Debra Fileta is a Professional Counselor, speaker, and author of the book True Love Dates: Your Indispensable Guide to Finding the Love of Your Life, where she writes candidly about dating, relationships, and how to find true love. She’s also the creator of this True Love Dates Blog Connect with her on Facebook or Twitter

Comments

  1. How about single and being 60 never married? Very painful to have prayed for marriage for 40 plus years and God has not brought a husband to me and still the desire is very strong

  2. Hi Debra. Once again, a brilliant article. I really enjoyed what you had to say about single 20 somethings enjoying the present. I have found that enjoying the present has really turned my life around and now I am more open to things of God.
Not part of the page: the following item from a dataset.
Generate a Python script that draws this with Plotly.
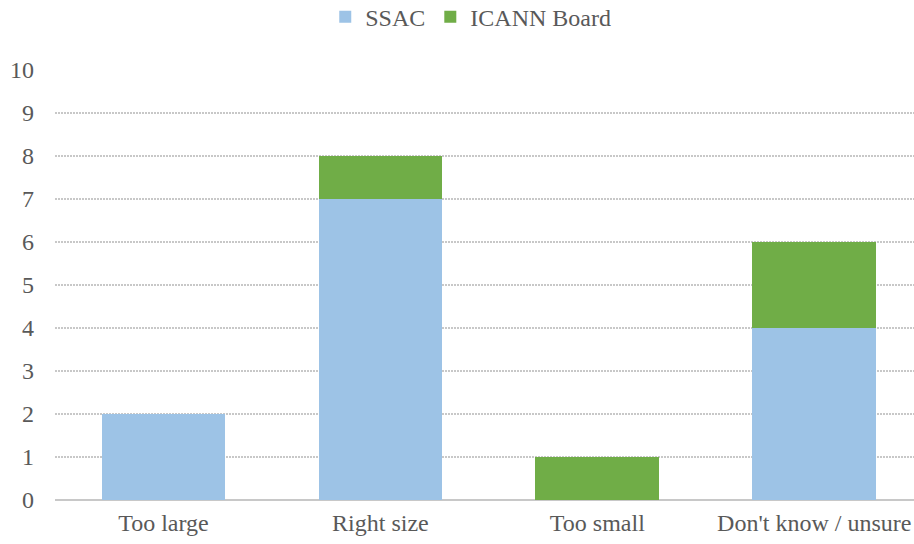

I am a 29 year old man, almost 30 in a couple of months, and I am really enjoying my singleness at this point in time. I enjoy spending time with friends and helping those in need, but my most important relationship has been with God. As Paul says, my God will supply all of my needs according to His riches in glory in Christ Jesus. And more than that, as the Psalmist says, delight in the Lord, and He will give you the desires of your heart. I do not want to deny that I don’t feel the pain of being single, but as I write this comment, my needs are met and my desires have been given. I now enjoy a life of peace and joy because of who God is. It has not come easily, but I am glad I am where I’m at at this point in my life.

  3. “Why is it then, that there are so many 20-year-olds feeling like they need to catch the marriage boat before the clock strikes midnight and they turn the dreaded 3-0?”

    I believe it’s because your best chances to meet someone are during these years; college, etc. The older you get, the fewer people without baggage are left to marry. While it may sound cruel to say “baggage”, let’s be honest enough to admit most of us are looking for someone with as little issues or children from a previous relationship, because those things complicate marriage–tough enough in our day without extra concerns/stress that we didn’t cause.

    I look forward to your other posts on this subject–it’s a huge subject!

  4. I’ll say this reading this article was very tough to read especially since I just took the quiz and my results were a big fat RED. I do feel this is vital advice for me to go and enjoy my life to the fullest and stop feeling caught up in my emotions because I don’t have a man to share my day with. I have a twin sister so I’m not really ever alone but I do need to learn to take time to understand and learn myself before I can really let a man get to know me which is what I take from the article.
    . As bitter as I feel right NOW I will take this article and really go live my life and not wait for the “ideal situation” to start enjoying my life. I serve a loving God who has healed, provided, and protects me constantly and if its not my season to have my man I really have to stop focusing on one thing and start being grateful for all the good things. My mom once told me Teffani don’t get bent out of shape because one string in the sweater is messed up because I’ll start to un appreciate the rest of the sweater and that God may have not given me something so I can focus on something else while He prepares the thing I want.

    1. Author

      Love your mom’s advice Teffani, and I really appreciate your honesty!! So good. I love your renewed perspective, may God give you everything you need to achieve that this week!

      1. Hi Debra! It’s amazing you work your doing here. I’m glad you’re allowing God use you to effectively and objectively tackle the issue of relationship and love. I pray He continues to use you to achieve even grater feats.

        Cheers!

  5. Great insights there..Am born-again,at 28 and never been in a relationship,though loneliness heightens sometimes and the thought of seeing my college and age-mates wedding does shake my thoughts little but the wisdom in your articles has kept my waiting strong&focused..I hope to enter into a relationship once&for all.